This article walks through the mathematical and technical details of each step in a multi-zone, BM25-based search architecture for films, explaining the rationale and calculations behind each component.
Database structure and purpose
1. Zone Importance table
Holds Zone Importance Scores for each term and zone, indicating the relevance of zones for specific terms. These scores let the system prioritize zones, ensuring the search targets high-value zones for each query term.

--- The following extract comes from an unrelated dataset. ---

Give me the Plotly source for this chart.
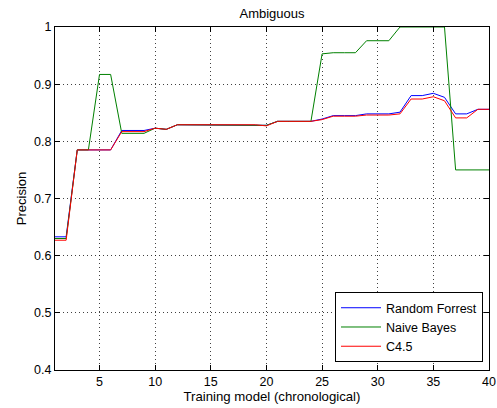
import plotly.graph_objects as go

x_vals = list(range(1, 41))

random_forrest = [0.633, 0.633, 0.785, 0.785, 0.785, 0.785, 0.819, 0.819, 0.819, 0.823,
                  0.821, 0.829, 0.829, 0.829, 0.829, 0.829, 0.829, 0.829, 0.829, 0.828,
                  0.835, 0.835, 0.835, 0.835, 0.839, 0.845, 0.845, 0.845, 0.848, 0.848,
                  0.848, 0.851, 0.880, 0.880, 0.884, 0.877, 0.848, 0.848, 0.856, 0.856]

naive_bayes = [0.630, 0.630, 0.785, 0.785, 0.917, 0.917, 0.814, 0.814, 0.814, 0.823,
               0.821, 0.829, 0.829, 0.829, 0.829, 0.829, 0.829, 0.829, 0.829, 0.828,
               0.835, 0.835, 0.835, 0.835, 0.953, 0.955, 0.955, 0.955, 0.976, 0.976,
               0.976, 1.0, 1.0, 1.0, 1.0, 1.0, 0.750, 0.750, 0.750, 0.750]

c45 = [0.627, 0.627, 0.785, 0.785, 0.785, 0.785, 0.817, 0.817, 0.817, 0.823,
       0.821, 0.829, 0.829, 0.829, 0.829, 0.829, 0.829, 0.829, 0.829, 0.827,
       0.835, 0.835, 0.835, 0.835, 0.838, 0.844, 0.844, 0.844, 0.846, 0.846,
       0.846, 0.848, 0.874, 0.874, 0.878, 0.871, 0.841, 0.841, 0.856, 0.856]

x_ticks = [5, 10, 15, 20, 25, 30, 35, 40]
y_ticks = [0.4, 0.5, 0.6, 0.7, 0.8, 0.9, 1.0]
y_tick_text = ["0.4", "0.5", "0.6", "0.7", "0.8", "0.9", "1"]

fig = go.Figure()
fig.add_trace(go.Scatter(x=x_vals, y=random_forrest, mode="lines", name="Random Forrest",
                         line=dict(color="#0000FF", width=1)))
fig.add_trace(go.Scatter(x=x_vals, y=naive_bayes, mode="lines", name="Naive Bayes",
                         line=dict(color="#008000", width=1)))
fig.add_trace(go.Scatter(x=x_vals, y=c45, mode="lines", name="C4.5",
                         line=dict(color="#FF0000", width=1)))

font_family = "Liberation Sans, Arial, Helvetica, sans-serif"

fig.update_layout(
    width=497, height=408,
    margin=dict(l=55, r=8, t=27, b=38, autoexpand=False),
    paper_bgcolor="white", plot_bgcolor="white",
    font=dict(family=font_family, size=12, color="black"),
    title=dict(text="Ambiguous", x=(55 + 489) / 2 / 497, xanchor="center",
               y=1 - 13 / 408, yanchor="middle", font=dict(size=13)),
    showlegend=True,
    legend=dict(x=0.9862, y=0.023, xanchor="right", yanchor="bottom",
                bordercolor="black", borderwidth=1, bgcolor="white",
                font=dict(size=12.5), itemwidth=40, tracegroupgap=0),
)

fig.update_xaxes(
    range=[1, 40], tickvals=x_ticks, ticks="inside", ticklen=5, tickcolor="black",
    showline=True, linecolor="black", linewidth=1, mirror="ticks",
    showgrid=True, gridcolor="rgba(0,0,0,0.75)", griddash="1px,3px", gridwidth=1,
    zeroline=False, automargin=False, tickfont=dict(size=12.5),
    title=dict(text="Training model (chronological)", standoff=2, font=dict(size=13.2)),
)
fig.update_yaxes(
    range=[0.4, 1.0], tickvals=y_ticks, ticktext=y_tick_text, ticks="inside", ticklen=5,
    tickcolor="black",
    showline=True, linecolor="black", linewidth=1, mirror="ticks",
    showgrid=True, gridcolor="rgba(0,0,0,0.75)", griddash="1px,3px", gridwidth=1,
    zeroline=False, automargin=False, tickfont=dict(size=12.5),
    title=dict(text="Precision", standoff=4, font=dict(size=13)),
)

fig.write_html("out.html")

2. TF-IDF table (per zone)
Stores Term Frequency (TF) and Inverse Document Frequency (IDF) for each term-zone pair. The TF score represents how frequently a term appears within a zone for a given film. IDF adjusts term importance based on its frequency across all films, reducing the weight of common words.
3. AllFilms table
Contains general information about each film — title, director, release year. Used for metadata retrieval once relevant film IDs are identified.
4. Zone Vectors table
Pre-computed zone vectors to facilitate cosine similarity calculations with the query vector, used in zone ranking.
Technical flow and math
1. Query processing and composite score
The query is tokenized into a list of terms. For each term, the system retrieves Zone Importance Scores and calculates a composite score. Terms with a zero composite score are filtered out, effectively acting as a stop-word filter.
Composite score formula. For each term t:
Composite Score(t) = Σ Zone Importance Score(t, z)
over all zones z
Where each term t is summed over relevant zones z, giving a total relevance score per term. Zero-score terms are discarded.
2. Zone ranking with cosine similarity
The system calculates cosine similarity between the query vector Q and each zone vector Z to rank zones for each term by similarity. Only the top 3 zones for each term are selected based on similarity, ensuring the search focuses on zones that match the query's semantics.
Cosine similarity formula:
Cosine Similarity(Q, Z) = (Q · Z) / (||Q|| · ||Z||)
Where Q · Z is the dot product of the query and zone vectors, and ||Q||, ||Z|| are their magnitudes. This measure identifies zones aligned with the query's context.
3. BM25 scoring for final relevance ranking
For each selected word-zone pair, the system retrieves TF-IDF values and applies the BM25 formula to calculate a relevance score per film. BM25 scoring takes into account term frequency, document length normalization, and IDF — reducing the impact of common words and increasing the importance of unique terms.
BM25 scoring formula. For each term t in a selected zone for a given film d:
BM25(t, d) = IDF(t) × [ TF(t,d) × (k1 + 1) ]
/ [ TF(t,d) + k1 × (1 - b + b × (L_d / L_avg)) ]
IDF(t) adjusts for term uniqueness across films:
IDF(t) = log( (N - n_t + 0.5) / (n_t + 0.5) + 1 )
Where N is the total number of films and n_t is the number of films containing term t.
TF(t, d) — Term frequency of t in film d.
Length normalization. BM25 normalizes by document length L_d relative to the average length L_avg, ensuring fair comparison across films of different lengths.
4. Filtering and final ranking
The system filters films to include only those containing all query terms across the selected zones. Films are then ranked by their cumulative BM25 scores, giving a final sorted list with the most relevant films at the top.
Why this worked
The big shift from v1 to v2 was realizing that where a match came from matters as much as the match itself. A film where "politics" appears in the plot summary is a completely different signal than one where "politics" appears in a director's biography. Multi-zone retrieval lets the system weight each signal appropriately. Pair that with BM25 — which handles term saturation and length normalization the way the embeddings-only approach in v1 could not — and the results actually line up with what users mean.
A startup founder used this version to find a Japanese animated film he'd been unable to find anywhere else. That's still my favorite piece of feedback on anything I've built.